周春芽不善奉迎,也从未取得诸如社会名流的上层地位,使他始终生活在最普通的老百姓的生活中和感情中。他的真诚又使他关心社会、政治,对社会上的腐败现象常常义愤填庸,对朋友,对社会上的弱者常常寄于真切的爱和同情。同时他也意识到自己关心政治社会只是作为一个艺术家起码的良心,“人要有良心,如果一个艺术家面对社会的腐败麻木不仁,很难想象他怎样全神贯注的去刻划那根线条。”但“作为一个艺术家自身能力有限”,不可能也没有能力去像政治家那样去拯救社会,否则“就会停笔了”。[ 引自画家给笔者的信。]

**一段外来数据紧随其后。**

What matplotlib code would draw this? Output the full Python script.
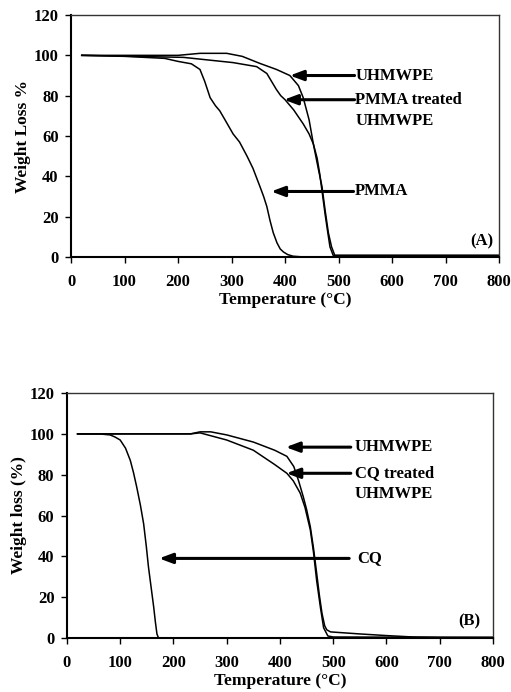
import matplotlib.pyplot as plt

# ---- panel A data ----
temp_uhmwpe_a = [20, 100, 200, 241, 291, 320, 353, 384, 409, 425, 434, 445, 453, 462, 469, 475, 481, 487, 493, 500, 600, 700, 800]
wt_uhmwpe_a = [100, 100, 100, 101, 101, 99.5, 96, 93, 90, 85, 79, 68, 56, 44, 35, 23, 12, 5, 0.8, 0.8, 0.8, 0.8, 0.8]

temp_treated_a = [20, 100, 210, 260, 303, 347, 366, 375, 384, 392, 400, 416, 434, 445, 453, 460, 465, 470, 475, 480, 484, 490, 500, 800]
wt_treated_a = [100, 99.6, 99, 97.6, 96.4, 94.4, 91, 87, 83, 80, 78, 73, 66, 61, 56, 49, 41, 31, 21, 12, 5, 0.8, 0.8, 0.8]

temp_pmma = [20, 100, 175, 200, 225, 241, 250, 260, 270, 278, 290, 303, 315, 329, 340, 353, 360, 366, 372, 378, 385, 391, 397, 405, 415, 430, 500, 800]
wt_pmma = [100, 99.5, 98.5, 97, 95.8, 93, 87, 79, 75, 72.5, 67, 61, 57, 50, 44, 35, 30, 25, 18, 12, 7, 4, 2.5, 1.2, 0.4, 0.1, 0, 0]

# ---- panel B data ----
temp_uhmwpe_b = [20, 100, 232, 250, 270, 300, 350, 390, 413, 426, 435, 444, 450, 457, 463, 469, 474, 479, 484, 488, 495, 550, 600, 650, 700, 800]
wt_uhmwpe_b = [100, 100, 100, 101, 101, 99.5, 96, 92, 89, 84, 77, 69, 63, 54.5, 44, 31.6, 21, 12, 6, 4, 3, 2, 1.2, 0.5, 0.3, 0.3]

temp_treated_b = [20, 100, 232, 250, 300, 350, 390, 413, 425, 438, 447, 457, 463, 469, 476, 482, 490, 500, 800]
wt_treated_b = [100, 100, 100, 100.5, 97, 92, 85, 80.7, 77, 71, 64, 53, 42, 28, 15, 5, 1, 0.5, 0.3]

temp_cq = [20, 60, 81, 90, 100, 110, 119, 125, 131, 138, 144, 149, 153, 158, 163, 166, 169, 172]
wt_cq = [100, 100, 99.5, 98.5, 97, 93, 87, 81, 74, 65, 56, 45, 35, 25, 15, 8, 2, 0]

font = 'Liberation Serif'
plt.rcParams['font.family'] = font
plt.rcParams['font.weight'] = 'bold'

fig = plt.figure(figsize=(5.11, 6.92), dpi=100)
axA = fig.add_axes([0.139, 0.6286, 0.8376, 0.3497])
axB = fig.add_axes([0.131, 0.078, 0.8337, 0.354])


def style(ax, ylabel):
    ax.set_xlim(0, 800)
    ax.set_ylim(0, 120)
    ax.set_xticks(range(0, 801, 100))
    ax.set_yticks(range(0, 121, 20))
    ax.tick_params(direction='out', length=4, width=1, labelsize=12)
    ax.tick_params(axis='x', pad=8)
    ax.tick_params(axis='y', pad=5)
    for lab in ax.get_xticklabels() + ax.get_yticklabels():
        lab.set_fontweight('bold')
    for s in ['left', 'bottom']:
        ax.spines[s].set_linewidth(1.5)
    for s in ['top', 'right']:
        ax.spines[s].set_linewidth(1.0)
        ax.spines[s].set_color('#333333')
    ax.set_xlabel('Temperature (°C)', fontsize=12.5, fontweight='bold', labelpad=2)
    ax.set_ylabel(ylabel, fontsize=12.5, fontweight='bold', labelpad=2)


def arrow(ax, tip_x, tail_x, y, text, text_x):
    ax.annotate('', xy=(tip_x, y), xytext=(tail_x, y),
                arrowprops=dict(arrowstyle='-|>,head_length=0.8,head_width=0.3',
                                color='black', lw=2.2, shrinkA=0, shrinkB=0))
    ax.text(text_x, y, text, fontsize=12, fontweight='bold', ha='left', va='center')


# Panel A
axA.plot(temp_uhmwpe_a, wt_uhmwpe_a, color='black', lw=1.1)
axA.plot(temp_treated_a, wt_treated_a, color='black', lw=1.1)
axA.plot(temp_pmma, wt_pmma, color='black', lw=1.1)
style(axA, 'Weight Loss %')
arrow(axA, 409, 530, 90, 'UHMWPE', 531)
arrow(axA, 398, 530, 78, 'PMMA treated', 531)
axA.text(531, 67.5, 'UHMWPE', fontsize=12, fontweight='bold', ha='left', va='center')
arrow(axA, 374, 528, 32.5, 'PMMA', 531)
axA.text(768, 7.5, '(A)', fontsize=12, fontweight='bold', ha='center', va='center')

# Panel B
axB.plot(temp_uhmwpe_b, wt_uhmwpe_b, color='black', lw=1.1)
axB.plot(temp_treated_b, wt_treated_b, color='black', lw=1.1)
axB.plot(temp_cq, wt_cq, color='black', lw=1.1)
style(axB, 'Weight loss (%)')
arrow(axB, 411, 533, 93.5, 'UHMWPE', 540)
arrow(axB, 412, 533, 80.7, 'CQ treated', 540)
axB.text(540, 70.5, 'UHMWPE', fontsize=12, fontweight='bold', ha='left', va='center')
arrow(axB, 173, 530, 39, 'CQ', 546)
axB.text(755, 8, '(B)', fontsize=12, fontweight='bold', ha='center', va='center')

fig.savefig('out.png', dpi=100)
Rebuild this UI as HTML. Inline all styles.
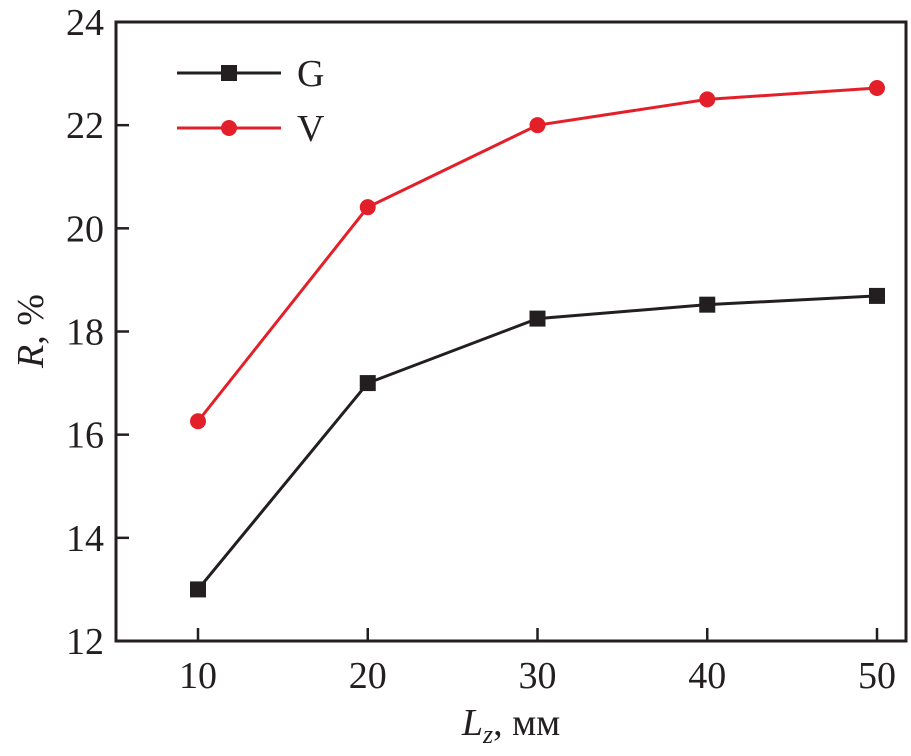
<!DOCTYPE html>
<html><head><meta charset="utf-8"><style>
body{margin:0;background:#fff;}
svg{display:block;font-family:"Liberation Serif",serif;}
</style></head><body>
<svg id="chart" width="911" height="756"></svg>
<script>
const categories=[10,20,30,40,50];
const seriesG=[13,17,18.25,18.52,18.69];
const seriesV=[16.26,20.41,22,22.5,22.72];
const yTicks=[12,14,16,18,20,22,24];
const xTicks=[10,20,30,40,50];
const L=116,R=906,T=22,B=641;
const xs=v=>198+(v-10)*(877-198)/40;
const ys=v=>B-(v-12)*(B-T)/12;
const svg=document.getElementById('chart');
const NS='http://www.w3.org/2000/svg';
function mk(t,a,p){const e=document.createElementNS(NS,t);for(const k in a)e.setAttribute(k,a[k]);(p||svg).appendChild(e);return e;}
const frame=mk('rect',{x:L,y:T,width:R-L,height:B-T,fill:'none',stroke:'#231f20','stroke-width':3});


yTicks.forEach(v=>{
 const y=ys(v);
 const tk=mk('line',{x1:L,x2:L+13,y1:y,y2:y,stroke:'#231f20','stroke-width':2.5});
 
 
 const t=mk('text',{x:L-12,y:y+13,'text-anchor':'end','font-size':38,fill:'#231f20'});
 t.textContent=v;
 
 
});
xTicks.forEach(v=>{
 const x=xs(v);
 const tk=mk('line',{x1:x,x2:x,y1:B,y2:B-13,stroke:'#231f20','stroke-width':2.5});
 
 
 const t=mk('text',{x:x,y:B+47,'text-anchor':'middle','font-size':38,fill:'#231f20'});
 t.textContent=v;
 
 
});
function series(vals,color,shape,name){
 const g=mk('g',{});
 
 
 mk('polyline',{points:vals.map((v,i)=>xs(categories[i])+','+ys(v)).join(' '),fill:'none',stroke:color,'stroke-width':3},g);
 vals.forEach((v,i)=>{
  const x=xs(categories[i]),y=ys(v);
  const m=shape==='sq'?mk('rect',{x:x-8,y:y-8,width:16,height:16,fill:color},g):mk('circle',{cx:x,cy:y,r:8,fill:color},g);
  
  
 });
}
series(seriesV,'#e3202a','c','series-v');
series(seriesG,'#231f20','sq','series-g');
function leg(y,color,shape,label,name){
 const g=mk('g',{});
 
 
 mk('line',{x1:177,x2:281,y1:y,y2:y,stroke:color,'stroke-width':3},g);
 if(shape==='sq')mk('rect',{x:221,y:y-8,width:16,height:16,fill:color},g);
 else mk('circle',{cx:229,cy:y,r:8,fill:color},g);
 const t=mk('text',{x:297,y:y+13,'font-size':38,fill:'#231f20'},g);
 t.textContent=label;
}
leg(73,'#231f20','sq','G','legend-g');
leg(128,'#e3202a','c','V','legend-v');
const xl=mk('text',{x:511,y:735,'text-anchor':'middle','font-size':38,fill:'#231f20'});
xl.innerHTML='<tspan font-style="italic">L</tspan><tspan font-style="italic" font-size="26" dy="8">z</tspan><tspan dy="-8">, мм</tspan>';


const yl=mk('text',{x:0,y:0,'text-anchor':'middle','font-size':38,fill:'#231f20',transform:'translate(43,331) rotate(-90)'});
yl.innerHTML='<tspan font-style="italic">R</tspan>, %';


</script>
</body></html>
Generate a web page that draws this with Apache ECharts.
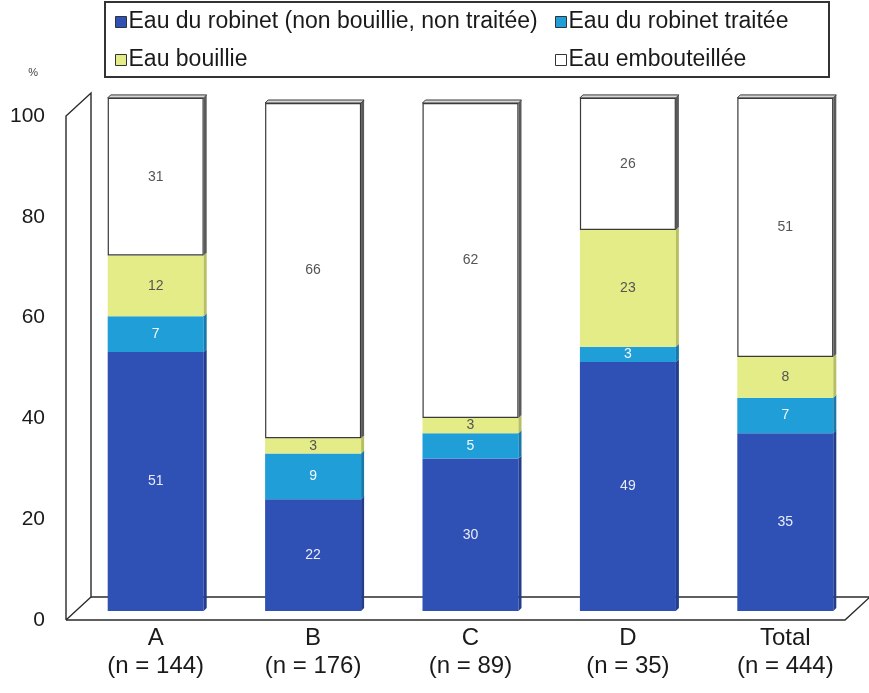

这又回到本文原来的基点上,即一个艺术家在关心社会政治时,又保持了某种超越性,才能从更长远、更形而上的角度去经验人生和社会。不为短暂的社会功利所囿。正是从这人角度,关心人的命运使周春芽没有逃遁社会。而是随着社会思想的解放,逐渐使自己的艺术深化,但又在各种社会风潮面前保持了自己艺术风格的整一性。